**Problem statement:**
Leave out the pictures and set down exactly the lines from the start of the listing through the one with "const yTicks = [0, 1, 2, 3, 4, 5];", both included.

(Saved entries)
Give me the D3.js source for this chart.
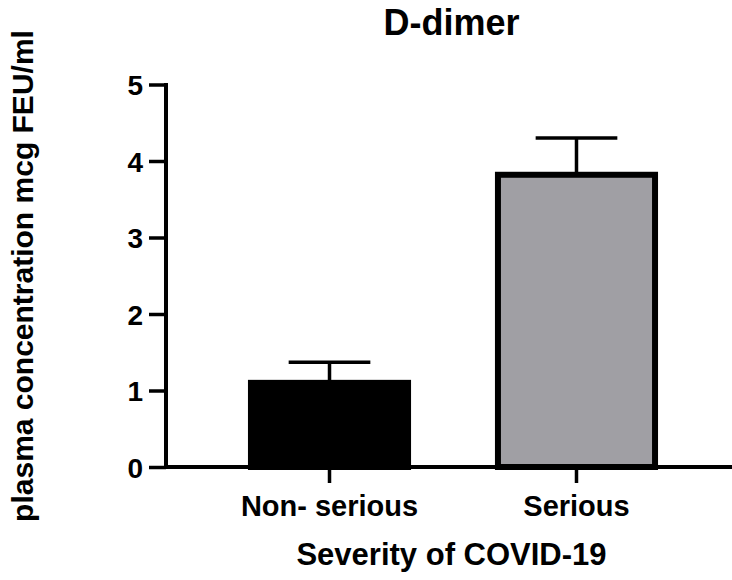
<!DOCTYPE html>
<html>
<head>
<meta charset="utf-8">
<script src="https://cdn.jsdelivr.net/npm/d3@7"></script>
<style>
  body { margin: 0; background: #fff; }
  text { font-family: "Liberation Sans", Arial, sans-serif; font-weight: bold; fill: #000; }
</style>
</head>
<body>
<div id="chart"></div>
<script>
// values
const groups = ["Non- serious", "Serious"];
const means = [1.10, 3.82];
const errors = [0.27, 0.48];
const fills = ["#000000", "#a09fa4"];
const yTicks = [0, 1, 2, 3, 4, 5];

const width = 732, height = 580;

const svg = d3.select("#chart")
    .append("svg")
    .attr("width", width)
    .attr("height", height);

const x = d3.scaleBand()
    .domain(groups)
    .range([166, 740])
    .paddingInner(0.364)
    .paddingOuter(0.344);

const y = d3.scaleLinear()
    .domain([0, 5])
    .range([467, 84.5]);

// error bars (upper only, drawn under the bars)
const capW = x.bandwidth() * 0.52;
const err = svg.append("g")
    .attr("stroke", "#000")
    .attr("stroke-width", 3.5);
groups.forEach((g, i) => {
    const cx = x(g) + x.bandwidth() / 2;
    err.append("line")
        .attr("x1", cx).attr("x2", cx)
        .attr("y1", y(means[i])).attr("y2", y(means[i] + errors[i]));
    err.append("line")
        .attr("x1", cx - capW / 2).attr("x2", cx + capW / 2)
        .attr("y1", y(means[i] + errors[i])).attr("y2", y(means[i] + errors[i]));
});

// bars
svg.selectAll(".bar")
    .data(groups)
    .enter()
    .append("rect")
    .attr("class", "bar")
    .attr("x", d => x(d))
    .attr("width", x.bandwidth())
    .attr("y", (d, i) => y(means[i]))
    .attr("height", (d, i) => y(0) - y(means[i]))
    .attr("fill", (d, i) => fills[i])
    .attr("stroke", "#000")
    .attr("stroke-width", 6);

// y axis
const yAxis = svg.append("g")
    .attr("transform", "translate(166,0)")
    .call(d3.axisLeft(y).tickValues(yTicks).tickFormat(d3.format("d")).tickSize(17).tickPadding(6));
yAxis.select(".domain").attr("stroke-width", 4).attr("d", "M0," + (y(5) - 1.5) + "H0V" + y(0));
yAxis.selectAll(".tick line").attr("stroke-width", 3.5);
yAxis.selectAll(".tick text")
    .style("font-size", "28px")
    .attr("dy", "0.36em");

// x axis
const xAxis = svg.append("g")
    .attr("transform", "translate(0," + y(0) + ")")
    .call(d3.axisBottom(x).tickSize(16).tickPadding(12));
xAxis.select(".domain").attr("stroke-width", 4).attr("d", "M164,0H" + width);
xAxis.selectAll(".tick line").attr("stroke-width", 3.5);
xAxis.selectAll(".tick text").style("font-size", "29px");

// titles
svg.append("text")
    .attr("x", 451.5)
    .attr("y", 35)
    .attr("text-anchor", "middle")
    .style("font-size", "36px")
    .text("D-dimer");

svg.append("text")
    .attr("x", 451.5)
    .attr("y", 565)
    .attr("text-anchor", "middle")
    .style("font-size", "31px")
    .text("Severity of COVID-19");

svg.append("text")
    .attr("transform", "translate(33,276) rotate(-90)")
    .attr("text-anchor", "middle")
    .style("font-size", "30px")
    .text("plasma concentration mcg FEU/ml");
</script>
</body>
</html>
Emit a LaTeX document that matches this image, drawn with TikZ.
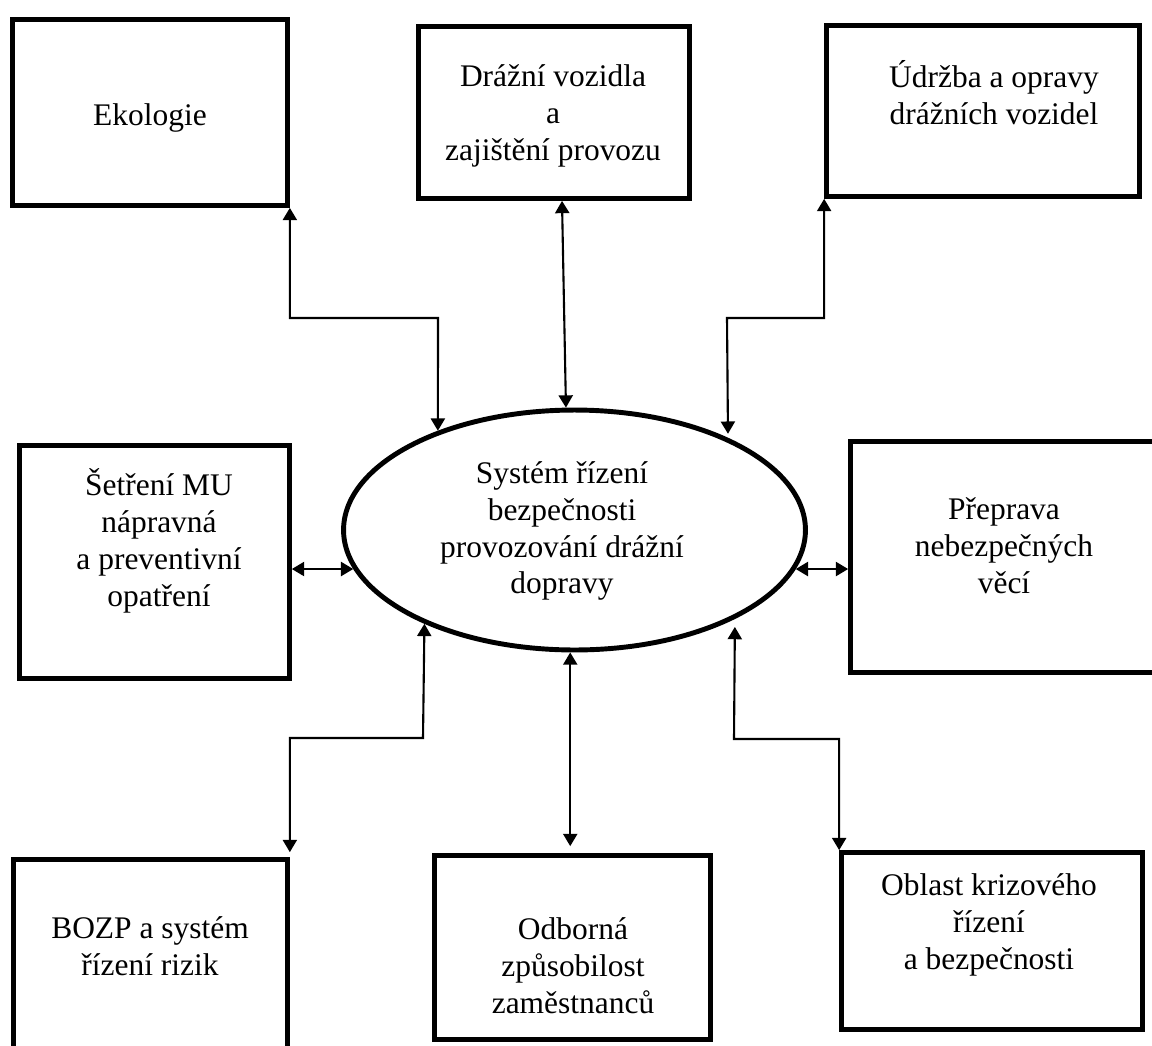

**Exercise output:**
Give me the D3.js source for this chart.
<!DOCTYPE html>
<html>
<head>
<meta charset="utf-8">
<script src="https://cdn.jsdelivr.net/npm/d3@7"></script>
<style>
  body { margin: 0; background: #fff; }
  text { font-family: "Liberation Sans", Arial, sans-serif; font-weight: bold; fill: #000; }
</style>
</head>
<body>
<div id="chart"></div>
<script>
// values
const groups = ["Non- serious", "Serious"];
const means = [1.10, 3.82];
const errors = [0.27, 0.48];
const fills = ["#000000", "#a09fa4"];
const yTicks = [0, 1, 2, 3, 4, 5];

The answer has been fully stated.